Multimodal Fusion as Communicative Acts during Human-Robot Interaction
Cybernetics and Systems: An International Journal
2013


Research on dialog systems is a very active area in social robotics. During the last two decades, these systems have evolved from those based only on speech recognition and synthesis to the current and modern systems, which include new components and multimodality. By multimodal dialogue we mean the interchange of information among several interlocutors, not just using their voice as the mean of transmission but also all the available channels such as gestures, facial expressions, touch, sounds, etc. These channels add information to the message to be transmitted in every dialogue turn.
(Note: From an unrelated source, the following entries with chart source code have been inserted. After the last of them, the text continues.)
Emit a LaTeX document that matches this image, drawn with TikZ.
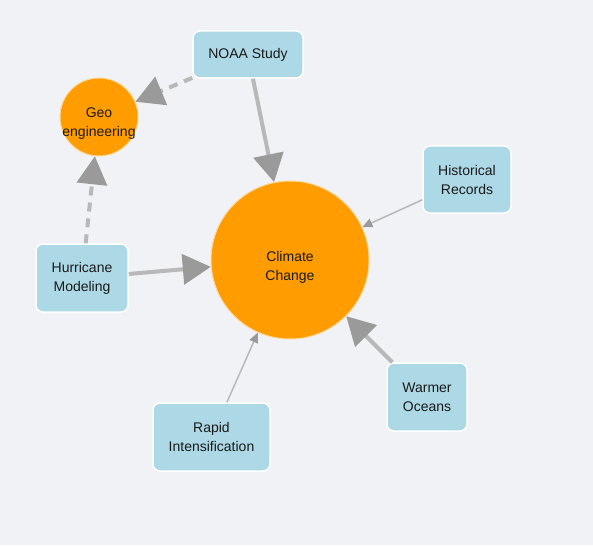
\documentclass[tikz,border=0pt]{standalone}
\usepackage{fontspec}
\setmainfont{Liberation Sans}
\usetikzlibrary{arrows.meta}

\definecolor{bgcol}{HTML}{F0F2F5}
\definecolor{hubcol}{HTML}{FF9C00}
\definecolor{boxcol}{HTML}{ADD8E6}
\definecolor{linecol}{HTML}{B8B8B8}
\definecolor{headcol}{HTML}{9A9A9A}
\definecolor{textcol}{HTML}{1A1A1A}

\begin{document}
\begin{tikzpicture}[x=1pt,y=-1pt,
  every node/.style={text=textcol,font=\fontsize{14}{19}\selectfont,align=center},
  topic/.style={circle,fill=hubcol,draw=hubcol!40!white,line width=1pt,inner sep=0pt},
  source/.style={rectangle,rounded corners=7pt,fill=boxcol,draw=white,line width=1.5pt,
    minimum height=68pt,inner sep=0pt},
  strong/.style={draw=linecol,line width=4pt,-{Triangle[length=28pt,width=30pt,color=headcol]}},
  weak/.style={draw=linecol,line width=1.5pt,-{Triangle[length=10pt,width=9pt,color=headcol]}},
  guess/.style={strong,dash pattern=on 9pt off 7pt}]
  % Background
  \fill[bgcol] (0,0) rectangle (593,545);
  \useasboundingbox (0,0) rectangle (593,545);
  % Circles
  \node[topic,minimum size=158pt] (climate) at (290,260) {};
  \node[topic,minimum size=78pt] (geo) at (99,117) {};
  \node (climatetext) at ([yshift=-7pt]climate.center) {Climate\\Change};
  \node (geotext) at ([yshift=-7pt]geo.center) {Geo\\engineering};
  % Sources
  \node[source,minimum width=110pt,minimum height=47pt] (noaa) at (248,54.5) {NOAA Study};
  \node[source,minimum width=88pt,minimum height=67pt] (historical) at (467,179.5) {Historical\\Records};
  \node[source,minimum width=92pt] (hurricane) at (82,278) {Hurricane\\Modeling};
  \node[source,minimum width=117pt] (rapid) at (211.5,437) {Rapid\\Intensification};
  \node[source,minimum width=80pt] (warmer) at (427,397) {Warmer\\Oceans};
  % Links
  \draw[strong] (noaa) -- (climate);
  \draw[strong] (hurricane) -- (climate);
  \draw[strong] (warmer) -- (climate);
  \draw[weak] (historical) -- (climate);
  \draw[weak] (rapid) -- (climate);
  \draw[guess] (noaa) -- (geo);
  \draw[guess] (hurricane) -- (geo);
\end{tikzpicture}
\end{document}
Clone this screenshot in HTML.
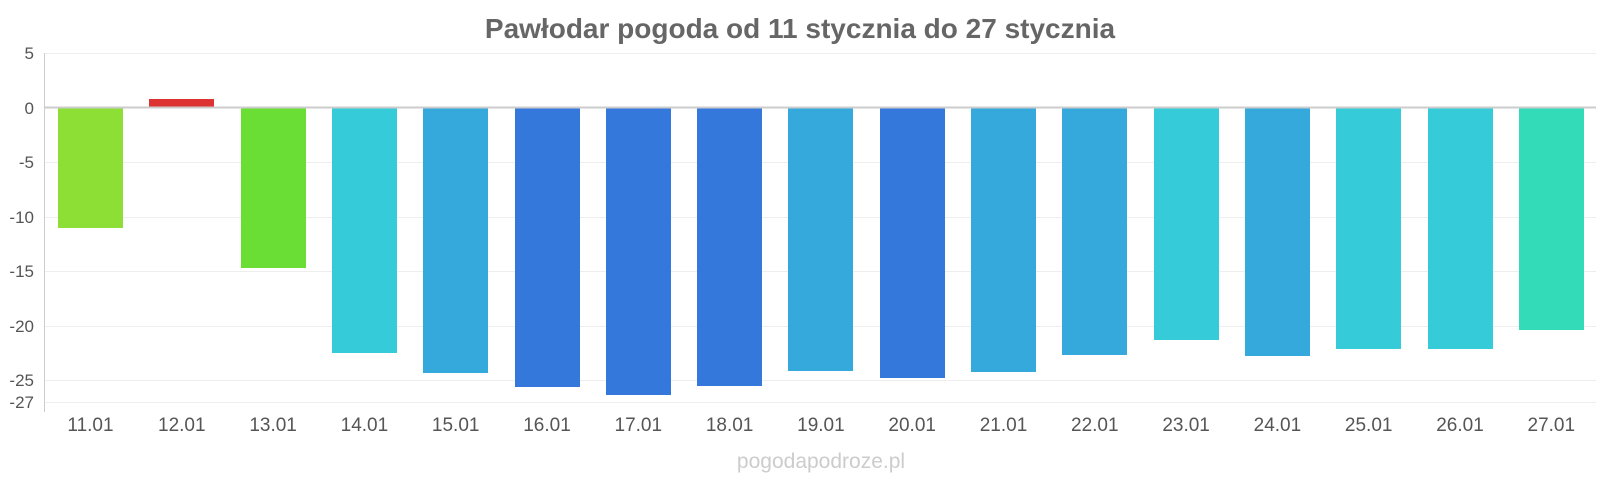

The dialogue manager (IDiM) is one of the components of the robotic dialog system (RDS) and is in charge of managing the dialogue flow during the conversational turns. In order to do that, it is necessary to coherently treat the inputs and outputs of information that flow by different communication channels: audio, vision, radio frequency, touch, etc. In our approach, this multichannel input of information is temporarily fused into communicative acts (CAs). Each CA groups the information that flows through the different input channels into the same pack, transmitting a unique message or global idea. Therefore, this temporary fusion of information allows the IDiM to abstract from the channels used during the interaction, focusing only on the message, not on the way it is transmitted. This article presents the whole RDS and the description of how the multimodal fusion of information is made as CAs. Finally, several scenarios where the multimodal dialogue is used are presented.